Near-infrared reddening of extra-galactic GMCs in a face-on geometry

TL;DR

This study uses 3D radiative transfer simulations to analyze near-infrared reddening signatures of extragalactic GMCs, revealing flat extinction laws and the impact of cloud distribution on observed properties.

Contribution

It introduces a detailed modeling approach to understand near-infrared reddening and extinction laws in external galaxy GMCs, accounting for scattering and scale height effects.

Findings

Effective reddening law ratio E(J-H)/E(H-K) close to unity.

Flat effective extinction law with A(H)/A(K)=1.35...1.55.

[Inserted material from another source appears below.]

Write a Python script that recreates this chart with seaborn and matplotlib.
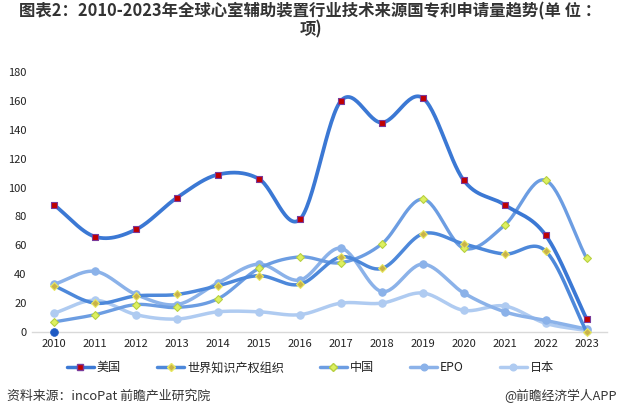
import numpy as np
import pandas as pd
import matplotlib
matplotlib.use("Agg")
import matplotlib.pyplot as plt
from matplotlib.lines import Line2D
import seaborn as sns

years = list(range(2010, 2024))
usa = [88, 66, 71, 93, 109, 106, 78, 160, 145, 162, 105, 88, 67, 9]
wipo = [32, 20, 25, 26, 32, 39, 33, 52, 44, 68, 61, 54, 56, 0]
china = [7, 12, 19, 17, 23, 44, 52, 48, 61, 92, 58, 74, 105, 51]
epo = [33, 42, 26, 19, 34, 47, 36, 58, 28, 47, 27, 14, 8, 2]
japan = [13, 22, 12, 9, 14, 14, 12, 20, 20, 27, 15, 18, 6, 1]
series_names = ["美国", "世界知识产权组织", "中国", "EPO", "日本"]
extra_year = [2010]
extra_value = [0]
y_ticks = [0, 20, 40, 60, 80, 100, 120, 140, 160, 180]

title = "图表2：2010-2023年全球心室辅助装置行业技术来源国专利申请量趋势(单 位 ：\n项)"
source = "资料来源：incoPat 前瞻产业研究院"
credit = "@前瞻经济学人APP"

sns.set_theme(style="white")
plt.rcParams["font.family"] = ["Noto Sans CJK SC", "DejaVu Sans"]


def smooth(xs, ys, n=30):
    xs = np.asarray(xs, float)
    ys = np.asarray(ys, float)
    P = np.column_stack([xs, ys])
    m = np.zeros_like(P)
    m[1:-1] = (P[2:] - P[:-2]) / 2.0
    m[0] = P[1] - P[0]
    m[-1] = P[-1] - P[-2]
    out = []
    t = np.linspace(0, 1, n, endpoint=False)[:, None]
    h00 = 2 * t**3 - 3 * t**2 + 1
    h10 = t**3 - 2 * t**2 + t
    h01 = -2 * t**3 + 3 * t**2
    h11 = t**3 - t**2
    for i in range(len(P) - 1):
        seg = h00 * P[i] + h10 * m[i] + h01 * P[i + 1] + h11 * m[i + 1]
        out.append(seg)
    out.append(P[-1:])
    out = np.vstack(out)
    return out[:, 0], out[:, 1]


values = [usa, wipo, china, epo, japan]
line_colors = ["#3B78D4", "#4D88DA", "#6C9DE2", "#8BB2E9", "#AFCBF1"]
line_widths = [2.7, 2.5, 2.4, 2.5, 2.5]
markers = ["s", "D", "D", "o", "o"]
mfaces = ["#C00000", "#C9B24A", "#DDF060", "#8BB2E9", "#AFCBF1"]
medges = ["#7A3A9A", "#E8E860", "#B8D040", "#8BB2E9", "#AFCBF1"]
msizes = [24, 16, 16, 28, 28]
zorders = [10, 8, 7, 6, 5]

fig = plt.figure(figsize=(6.21, 4.19), dpi=100)
ax = fig.add_axes([0.0515, 0.2076, 0.9255, 0.6205])

for vals, name, lc, lw, mk, mf, me, ms, zo in zip(values, series_names, line_colors,
                                                   line_widths, markers, mfaces, medges,
                                                   msizes, zorders):
    sx, sy = smooth(years, vals)
    dense = pd.DataFrame({"year": sx, "value": sy})
    sns.lineplot(data=dense, x="year", y="value", ax=ax, color=lc, linewidth=lw,
                 sort=False, estimator=None, zorder=zo, solid_capstyle="round")
    pts = pd.DataFrame({"year": years, "value": vals})
    sns.scatterplot(data=pts, x="year", y="value", ax=ax, marker=mk, s=ms,
                    color=mf, edgecolor=me, linewidth=0.8, zorder=zo + 0.5,
                    clip_on=False)

sns.scatterplot(x=extra_year, y=extra_value, ax=ax, color="#1F5BC4", s=32,
                edgecolor="#1F5BC4", zorder=12, clip_on=False)

ax.set_xlim(years[0] - 0.54, years[-1] + 0.49)
ax.set_ylim(0, 180)
ax.set_xticks(years)
ax.set_xticklabels([str(y) for y in years], fontsize=8, color="#222222")
ax.set_yticks(y_ticks)
ax.set_yticklabels([str(v) for v in y_ticks], fontsize=8, color="#222222")
ax.tick_params(axis="x", length=0, pad=5)
ax.tick_params(axis="y", length=0, pad=4)
ax.set_xlabel("")
ax.set_ylabel("")
for s in ["top", "right", "left"]:
    ax.spines[s].set_visible(False)
ax.spines["bottom"].set_color("#D9D9D9")
ax.spines["bottom"].set_linewidth(1.0)
ax.grid(False)

handles = []
for lc, mk, mf, me, ms in zip(line_colors, markers, mfaces, medges, msizes):
    handles.append(Line2D([0], [0], color=lc, linewidth=2.5, marker=mk,
                          markerfacecolor=mf, markeredgecolor=me,
                          markersize=np.sqrt(ms) * 0.9))
fig.legend(handles, series_names, loc="center", bbox_to_anchor=(0.5, 0.122),
           ncol=5, frameon=False, fontsize=8.7, handlelength=2.2,
           columnspacing=3.0, handletextpad=0.25, labelcolor="#222222")

fig.text(0.5, 0.952, title, ha="center", va="center", fontsize=11.8,
         fontweight="bold", color="#333333", linespacing=1.0)
fig.text(0.012, 0.055, source, ha="left", va="center", fontsize=9.3, color="#333333")
fig.text(0.994, 0.055, credit, ha="right", va="center", fontsize=9.2, color="#333333")

fig.savefig("out.png", dpi=100)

Only 10-20% of GMC mass is recovered from color-excess measurements.

Abstract

[Abridged] We describe the near-infrared reddening signature of giant molecular clouds (GMCs) in external galaxies. In particular, we examine the E(J-H) and E(H-K) color-excesses, and the effective extinction law observed in discrete GMC regions. We also study the effect of the relative scale height of the GMC distribution to the color-excesses, and to the observed mass function of GMCs. We perform Monte Carlo radiative transfer simulations with 3D models of stellar radiation and clumpy dust distributions, resembling a face-on geometry. The scattered light is included in the models, and near-infrared color maps are calculated from the simulated data. The effective near-infrared reddening law, i.e. the ratio E(J-H)/E(H-K), has a value close to unity in GMC regions. The ratio depends on the relative scale height of GMCs, xi, and for xi values 0.1...0.75 we find the typical ratios of 0.6...1.1. The effective extinction law turns out to be very flat in GMC regions. We find the ratios of apparent extinctions of A(H)/A(K)=1.35...1.55 and A(J)/A(H)=1.15. The effect of the scattered flux on the effective reddening law, as well as on the effective extinction law, is significant. Regarding the GMC mass function, we find no correlation between the input and observed slopes of the mass functions. Rather, the observed slope reflects the parameter $\xi$ and the dynamical range of the mass function. We estimate that only a fraction of 10...20 % of the total mass of GMCs is recovered, if the observed color-excess values are transformed to masses using the Galactic reddening law. In the case of individual clouds the fraction can vary between ~0...50 %.